If you do use Google Colab, make the notebook editable for the TAs, and provide the share link to the notebook below. Please share the notebook you worked on, and not a copy of it.

**Make sure the 'notify' checkbox is <i>not</i> checked when sharing the notebook.**

--------


link to Colab: https://colab.research.google.com/github/emilklo/amlberkeley/blob/main/PS7/INFO251_S25_PS7.ipynb#scrollTo=VtHeSO2bqyuP

(leave blank if not using Colab)

In [None]:
# download necessary packages
%pip install sentence-transformers plotly datasets transformers "transformers[torch]"

In [None]:
import matplotlib.pyplot as plt
import tqdm
import numpy as np
import seaborn as sns
sns.set_style()

import torch.nn as nn
import torch.nn.functional as F

import plotly.express as px

%matplotlib inline
%config InlineBackend.figure_format = 'retina'
!wget https://raw.githubusercontent.com/emilklo/amlberkeley/main/PS7/PS7.py
!pip install datasets


import PS7

In [None]:
PS7.intro()

In [None]:
from google.colab import drive
drive.mount('/content/drive')

In [None]:
PS7.q0()

<span style="color:#FDB515"><b>Question 0 - your answers here</b></span>



In [None]:
PS7.part1()

In [None]:
PS7.q1()

In [None]:
from sklearn.datasets import fetch_20newsgroups
newsgroups = fetch_20newsgroups(
    subset='all', remove=('headers', 'footers', 'quotes')
)

# your code here
print(f"Number of documents: {len(newsgroups.data)}")
print(f"Categories: {newsgroups.target_names}")
print("Example document:")
print(newsgroups.data[0])
print(f"Label: {newsgroups.target_names[newsgroups.target[0]]}")


<span style="color:#FDB515"><b>Question 1 - your answers here</b></span>

a) The data is a collection of about 19,000 newsgroup posts from 20 online discussion topics. Each data point is a newsgroup post text document. Every document is labeled with one of 20 newsgroup categories.

b) For each text post, the prediction target is the category it belongs to.
This is represented by the target field in the dataset as an integer which maps to the category in target_names. There are 20 classes to predict.

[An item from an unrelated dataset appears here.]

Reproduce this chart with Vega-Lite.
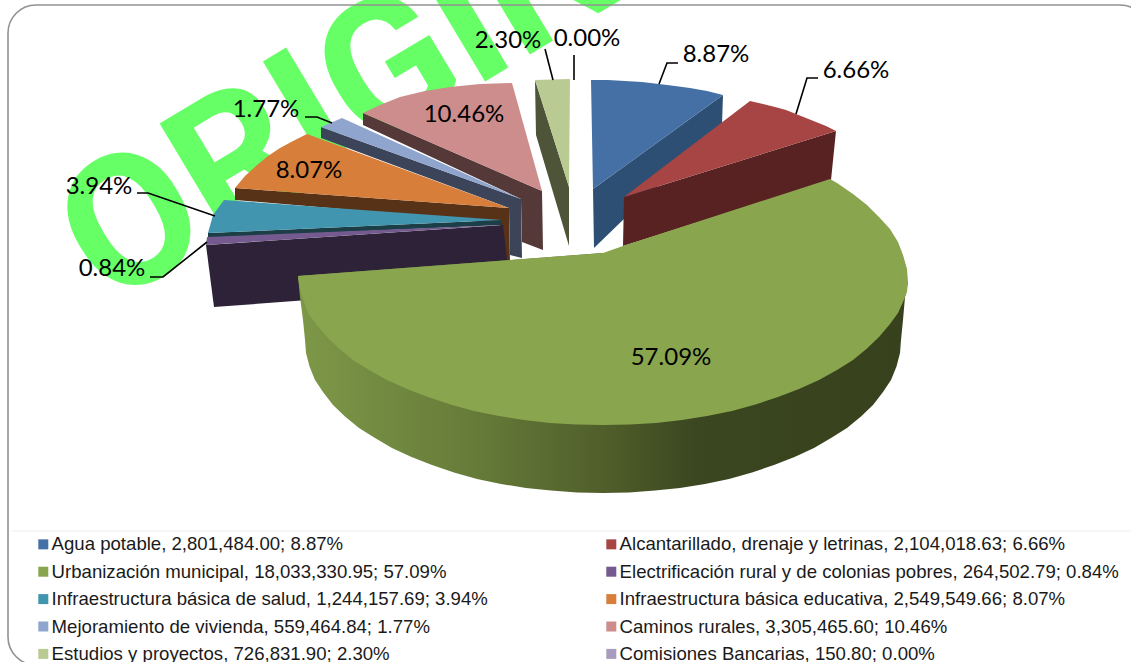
{
"$schema":"https://vega.github.io/schema/vega-lite/v6.json",
"width":1131,"height":662,"padding":0,"autosize":{"type":"none"},"background":"white",
"config":{"view":{"stroke":null}},
"datasets":{
"faces":[
{"type":"Feature","properties":{"face":"side","slice":"Agua"},"geometry":{"type":"Polygon","coordinates":[[[723,95],[722,124],[594,248],[593,189],[723,95]]]}},
{"type":"Feature","properties":{"face":"side","slice":"Alcantarillado"},"geometry":{"type":"Polygon","coordinates":[[[836,131],[831,180],[623,246],[624,197],[836,131]]]}},
{"type":"Feature","properties":{"face":"side","slice":"Estudios"},"geometry":{"type":"Polygon","coordinates":[[[535,80],[536,135],[569,246],[569,187],[535,80]]]}},
{"type":"Feature","properties":{"face":"side","slice":"Caminos"},"geometry":{"type":"Polygon","coordinates":[[[363,113],[363,125],[521,199],[522,242],[543,250],[542,191],[363,113]]]}},
{"type":"Feature","properties":{"face":"side","slice":"Mejoramiento"},"geometry":{"type":"Polygon","coordinates":[[[321,127],[321,138],[509,208],[510,255],[522,258],[521,199],[321,127]]]}},
{"type":"Feature","properties":{"face":"side","slice":"Educativa"},"geometry":{"type":"Polygon","coordinates":[[[235,188],[235,200],[400,214],[500,224],[503,262],[510,262],[509,208],[235,188]]]}},
{"type":"Feature","properties":{"face":"side","slice":"Salud"},"geometry":{"type":"Polygon","coordinates":[[[208,233],[208,238],[502,225],[502,220],[208,233]]]}},
{"type":"Feature","properties":{"face":"side","slice":"Electrificacion"},"geometry":{"type":"Polygon","coordinates":[[[206,245],[214,307],[510,285],[503,225],[206,245]]]}},
{"type":"Feature","properties":{"face":"top","label":"Agua potable, 2,801,484.00; 8.87%"},"geometry":{"type":"Polygon","coordinates":[[[591,80],[608,80],[625,81],[642,82],[659,84],[675,86],[690,88],[707,91],[723,95],[593,189],[591,80]]]}},
{"type":"Feature","properties":{"face":"top","label":"Alcantarillado, drenaje y letrinas, 2,104,018.63; 6.66%"},"geometry":{"type":"Polygon","coordinates":[[[750,101],[763,104],[775,107],[786,110],[796,114],[806,118],[816,122],[826,126],[836,131],[624,197],[750,101]]]}},
{"type":"Feature","properties":{"face":"top","label":"Estudios y proyectos, 726,831.90; 2.30%"},"geometry":{"type":"Polygon","coordinates":[[[535,80],[570,79],[569,187],[535,80]]]}},
{"type":"Feature","properties":{"face":"top","label":"Caminos rurales, 3,305,465.60; 10.46%"},"geometry":{"type":"Polygon","coordinates":[[[363,113],[380,105],[400,97],[425,91],[450,87],[480,84],[512,83],[542,191],[363,113]]]}},
{"type":"Feature","properties":{"face":"top","label":"Mejoramiento de vivienda, 559,464.84; 1.77%"},"geometry":{"type":"Polygon","coordinates":[[[321,127],[342,118],[521,199],[321,127]]]}},
{"type":"Feature","properties":{"face":"top","label":"Infraestructura básica educativa, 2,549,549.66; 8.07%"},"geometry":{"type":"Polygon","coordinates":[[[235,188],[245,176],[257,165],[268,156],[280,148],[293,141],[307,134],[509,208],[235,188]]]}},
{"type":"Feature","properties":{"face":"top","label":"Infraestructura básica de salud, 1,244,157.69; 3.94%"},"geometry":{"type":"Polygon","coordinates":[[[224,200],[213,215],[208,233],[502,220],[224,200]]]}},
{"type":"Feature","properties":{"face":"top","label":"Electrificación rural y de colonias pobres, 264,502.79; 0.84%"},"geometry":{"type":"Polygon","coordinates":[[[207,237],[206,245],[502,225],[207,237]]]}},
{"type":"Feature","properties":{"face":"greenside"},"geometry":{"type":"Polygon","coordinates":[[[298,276],[300,297],[303,320],[305,340],[306,353],[309.5,366.5],[315,380],[323,392],[333,405],[345,416.5],[359,428],[375,438],[392,448],[411.5,457],[432,465],[454,472.5],[477,479],[501,484],[526,488],[551,490.5],[577,492.5],[603,493],[629,492.5],[655,490.5],[680,488],[705,484],[729,479],[752,472.5],[774,465],[794.5,457],[814,448],[831,438],[847,428],[861,416.5],[873,405],[883,392],[891,380],[896.5,366.5],[900,353],[901,340],[903,320],[905,297],[908,282],[603,253],[298,276]]]}},
{"type":"Feature","properties":{"face":"greentop","label":"Urbanización municipal, 18,033,330.95; 57.09%"},"geometry":{"type":"Polygon","coordinates":[[[830,179],[837,183],[853,194],[867,205],[879,217],[890,229],[898,242],[903,255],[907,269],[908,282],[907,292],[903,302],[898,313],[890,324],[879,337],[867,348.5],[853,360],[837,370],[819,380],[799,389],[778,397],[755.5,404.5],[732,411],[707,416],[682,420],[656,423],[630,424.5],[603,425],[576,424.5],[550,423],[524,420],[499,416],[474,411],[450.5,404.5],[428,397],[407,389],[387,380],[369,370],[353,360],[339,348.5],[327,337],[316,324],[308,313],[303,299],[299.5,288],[298,276],[510,260],[603,253],[623,246],[830,179]]]}}
],
"leaders":[
{"leader":"8.87%","seq":0,"x":659,"y":84},{"leader":"8.87%","seq":1,"x":667,"y":63},{"leader":"8.87%","seq":2,"x":678,"y":63},
{"leader":"6.66%","seq":0,"x":796,"y":114},{"leader":"6.66%","seq":1,"x":807,"y":78},{"leader":"6.66%","seq":2,"x":818,"y":78},
{"leader":"2.30%","seq":0,"x":545,"y":49},{"leader":"2.30%","seq":1,"x":553,"y":80},
{"leader":"0.00%","seq":0,"x":574,"y":55},{"leader":"0.00%","seq":1,"x":574,"y":80},
{"leader":"1.77%","seq":0,"x":305,"y":117},{"leader":"1.77%","seq":1,"x":317,"y":117},{"leader":"1.77%","seq":2,"x":332,"y":123},
{"leader":"3.94%","seq":0,"x":137,"y":193},{"leader":"3.94%","seq":1,"x":148,"y":193},{"leader":"3.94%","seq":2,"x":215,"y":216},
{"leader":"0.84%","seq":0,"x":150,"y":277},{"leader":"0.84%","seq":1,"x":163,"y":277},{"leader":"0.84%","seq":2,"x":207,"y":242}
],
"labels":[
{"pct":"8.87%","x":716,"y":55},{"pct":"6.66%","x":856,"y":71},{"pct":"57.09%","x":671,"y":358},{"pct":"10.46%","x":464,"y":115},
{"pct":"8.07%","x":309,"y":171},{"pct":"1.77%","x":266,"y":110},{"pct":"3.94%","x":99,"y":187},{"pct":"0.84%","x":112,"y":269},
{"pct":"2.30%","x":508,"y":41},{"pct":"0.00%","x":587,"y":39}
]
},
"layer":[
{"data":{"values":[{"t":"ORIGINAL","x":108,"y":308}]},
 "mark":{"type":"text","font":"Roboto","fontWeight":"bold","fontSize":185,"angle":-31,"align":"left","baseline":"alphabetic","color":"#66FF66"},
 "encoding":{"x":{"field":"x","type":"quantitative","scale":{"domain":[0,1131],"nice":false,"zero":false},"axis":null},"y":{"field":"y","type":"quantitative","scale":{"domain":[662,0],"nice":false,"zero":false},"axis":null},"text":{"field":"t"}}},
{"data":{"values":[{"x":8,"x2":1148,"y":5,"y2":665}]},
 "mark":{"type":"rect","cornerRadius":28,"fillOpacity":0,"stroke":"#929292","strokeWidth":1.6},
 "encoding":{"x":{"field":"x","type":"quantitative"},"x2":{"field":"x2"},"y":{"field":"y","type":"quantitative"},"y2":{"field":"y2"}}},
{"data":{"values":[{"x":12,"x2":1131,"y":531}]},
 "mark":{"type":"rule","color":"#eeeeee","strokeWidth":1},
 "encoding":{"x":{"field":"x","type":"quantitative"},"x2":{"field":"x2"},"y":{"field":"y","type":"quantitative"}}},
{"data":{"name":"faces"},"transform":[{"filter":"datum.properties.face==='side'"}],
 "projection":{"type":"identity","scale":1,"translate":[0,0]},
 "mark":{"type":"geoshape"},
 "encoding":{"color":{"field":"properties.slice","type":"nominal","legend":null,
  "scale":{"domain":["Agua","Alcantarillado","Estudios","Caminos","Mejoramiento","Educativa","Salud","Electrificacion"],"range":["#2D4F74","#582222","#4D5438","#553838","#3C4459","#583217","#1C3E46","#2D2238"]}}}},
{"data":{"name":"faces"},"transform":[{"filter":"datum.properties.face==='top'"}],
 "projection":{"type":"identity","scale":1,"translate":[0,0]},
 "mark":{"type":"geoshape"},
 "encoding":{"fill":{"field":"properties.label","type":"nominal",
  "scale":{"domain":["Agua potable, 2,801,484.00; 8.87%","Alcantarillado, drenaje y letrinas, 2,104,018.63; 6.66%","Urbanización municipal, 18,033,330.95; 57.09%","Electrificación rural y de colonias pobres, 264,502.79; 0.84%","Infraestructura básica de salud, 1,244,157.69; 3.94%","Infraestructura básica educativa, 2,549,549.66; 8.07%","Mejoramiento de vivienda, 559,464.84; 1.77%","Caminos rurales, 3,305,465.60; 10.46%","Estudios y proyectos, 726,831.90; 2.30%","Comisiones Bancarias, 150.80; 0.00%"],
  "range":["#4570A5","#A64543","#89A54E","#745A8E","#4195AF","#D77F3A","#8FA5CE","#CC8D8C","#BACA93","#A99BBD"]},
  "legend":{"orient":"none","direction":"horizontal","legendX":34,"legendY":535,"title":null,"columns":2,"columnPadding":114,"rowPadding":8.4,"symbolType":"square","symbolSize":100,"symbolStrokeWidth":0,"labelFont":"Liberation Sans","labelFontSize":18.6,"labelColor":"#1a1a1a","labelLimit":600,"labelOffset":-1}}}},
{"data":{"name":"faces"},"transform":[{"filter":"datum.properties.face==='greenside'"}],
 "projection":{"type":"identity","scale":1,"translate":[0,0]},
 "mark":{"type":"geoshape","fill":{"gradient":"linear","x1":0,"x2":1,"y1":0,"y2":0,"stops":[{"offset":0,"color":"#7E9848"},{"offset":0.3,"color":"#657A38"},{"offset":0.5,"color":"#505F2B"},{"offset":0.65,"color":"#3B4720"},{"offset":1,"color":"#37411D"}]}},
 "encoding":{}},
{"data":{"name":"faces"},"transform":[{"filter":"datum.properties.face==='greentop'"}],
 "projection":{"type":"identity","scale":1,"translate":[0,0]},
 "mark":{"type":"geoshape"},
 "encoding":{"fill":{"field":"properties.label","type":"nominal",
  "scale":{"domain":["Agua potable, 2,801,484.00; 8.87%","Alcantarillado, drenaje y letrinas, 2,104,018.63; 6.66%","Urbanización municipal, 18,033,330.95; 57.09%","Electrificación rural y de colonias pobres, 264,502.79; 0.84%","Infraestructura básica de salud, 1,244,157.69; 3.94%","Infraestructura básica educativa, 2,549,549.66; 8.07%","Mejoramiento de vivienda, 559,464.84; 1.77%","Caminos rurales, 3,305,465.60; 10.46%","Estudios y proyectos, 726,831.90; 2.30%","Comisiones Bancarias, 150.80; 0.00%"],
  "range":["#4570A5","#A64543","#89A54E","#745A8E","#4195AF","#D77F3A","#8FA5CE","#CC8D8C","#BACA93","#A99BBD"]},
  "legend":{"orient":"none","direction":"horizontal","legendX":34,"legendY":535,"title":null,"columns":2,"columnPadding":114,"rowPadding":8.4,"symbolType":"square","symbolSize":100,"symbolStrokeWidth":0,"labelFont":"Liberation Sans","labelFontSize":18.6,"labelColor":"#1a1a1a","labelLimit":600,"labelOffset":-1}}}},
{"data":{"name":"leaders"},
 "mark":{"type":"line","color":"#000000","strokeWidth":1.6,"interpolate":"linear"},
 "encoding":{"x":{"field":"x","type":"quantitative"},"y":{"field":"y","type":"quantitative"},"detail":{"field":"leader"},"order":{"field":"seq"}}},
{"data":{"name":"labels"},
 "mark":{"type":"text","font":"Lato","fontSize":24,"color":"#000000","align":"center","baseline":"middle"},
 "encoding":{"x":{"field":"x","type":"quantitative"},"y":{"field":"y","type":"quantitative"},"text":{"field":"pct"}}}
]
}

c) No, newsgroups["data"] cannot be passed directly to a LogisticRegression method. newsgroups["data"] is a list of raw text strings, and LogisticRegression expects numerical input.



In [None]:
PS7.q2()

In [None]:
from sklearn.datasets import fetch_20newsgroups_vectorized

from sentence_transformers import SentenceTransformer
model = SentenceTransformer('all-MiniLM-L6-v2')

subset_size = 2000

# your code here
vectorized = fetch_20newsgroups_vectorized(subset='all')
X_tfidf = vectorized.data[:subset_size].toarray()
print(X_tfidf.shape)

raw_data = fetch_20newsgroups(subset='all', remove=('headers', 'footers', 'quotes'))
texts = raw_data.data[:subset_size]

import torch

if torch.cuda.is_available():
	device = 'cuda'
elif torch.backends.mps.is_available():
	device = 'mps'
else:
	device = 'cpu'

print(device)
model = SentenceTransformer('all-MiniLM-L6-v2', device=device)

from transformers import AutoTokenizer
tokenizer = AutoTokenizer.from_pretrained('sentence-transformers/all-MiniLM-L6-v2')

truncation_limit = 256
num_truncated = 0
for text in texts:
    num_tokens = len(tokenizer.encode(text, truncation=True, add_special_tokens=True))
    if num_tokens >= truncation_limit:
        num_truncated += 1
print(f"Estimated number of truncated texts: {num_truncated} out of {subset_size}")


!pip install -q sentence-splitter
from sentence_splitter import SentenceSplitter
splitter = SentenceSplitter(language='en')

from tqdm import tqdm
import numpy as np

document_embeddings = []

for doc in tqdm(texts[:subset_size]):
    sentences = splitter.split(doc)
    if len(sentences) == 0:
        document_embeddings.append(np.zeros(384))
        continue
    sentence_embeddings = model.encode(sentences, batch_size=16, device=device)
    doc_embedding = np.mean(sentence_embeddings, axis=0)
    document_embeddings.append(doc_embedding)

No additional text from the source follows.